When someone spoofs an account or person it is like someone putting on a mask, like one of the Presidents they have at the Halloween custom stores, and pretending to be that person. When you see President Obama or Trump at your door on October 31st you know it is not the President. He is spoofing or impersonating the President. You can safely ignore it or give them a treat. When it comes to a spoofed account, you can safely ignore or report them.
When spoofed it is not the real President who is at your door and if you get an email or friend request that is spoofed it is not the real President it is an impersonation. You can safely ignore the email or friend request. You can also report the spoofed account to Facebook or the host for the email.

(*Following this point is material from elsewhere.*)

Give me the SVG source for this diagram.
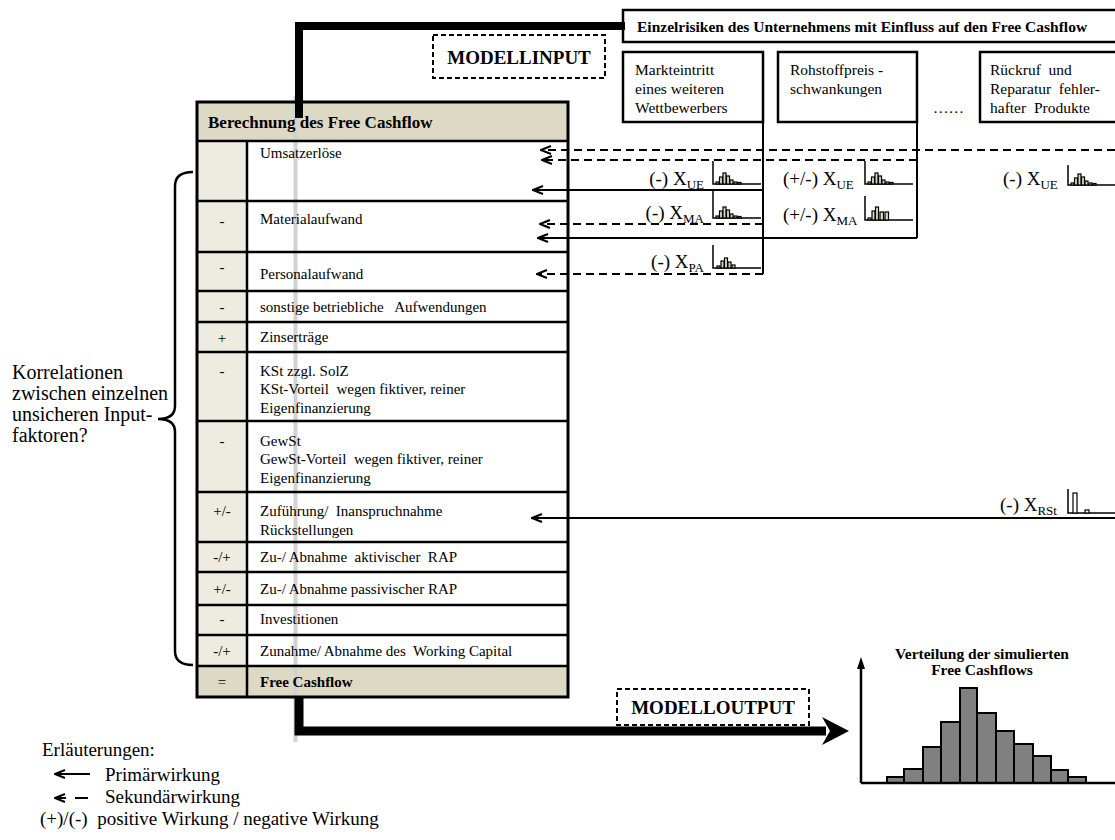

I should add that criminals spoof accounts on social media like Facebook, they spoof emails and they spoof people via phone calls. It is not limited to Facebook accounts.
When we say hacked, what do we mean? Hacked is different than spoofed in that its when a criminal gains access to the person’s account, either email account or social media account. This is a much more serious situation for the person whose account was hacked. To keep with my Halloween theme it is as if the person has been possessed!
The hacker has had to gain access to the person's real account. That means they have that person’s username and password. This requires immediate action by the user. They need to change their password and possibly upgrade to two-factor authentication. In short, we need an exorcism, we need to get the hacker out and keep them out. This means the victim needs to find out how their account was compromised and make sure it doesn’t happen again. No more Ouija boards!
Criminal hackers prize hacked accounts and gaining account credentials is one of their main goals. With it, they have access to everything that account has access to and with email, they can use it to reset passwords for other accounts that use that email address.
Know the difference because the difference is important. And knowing is half the battle!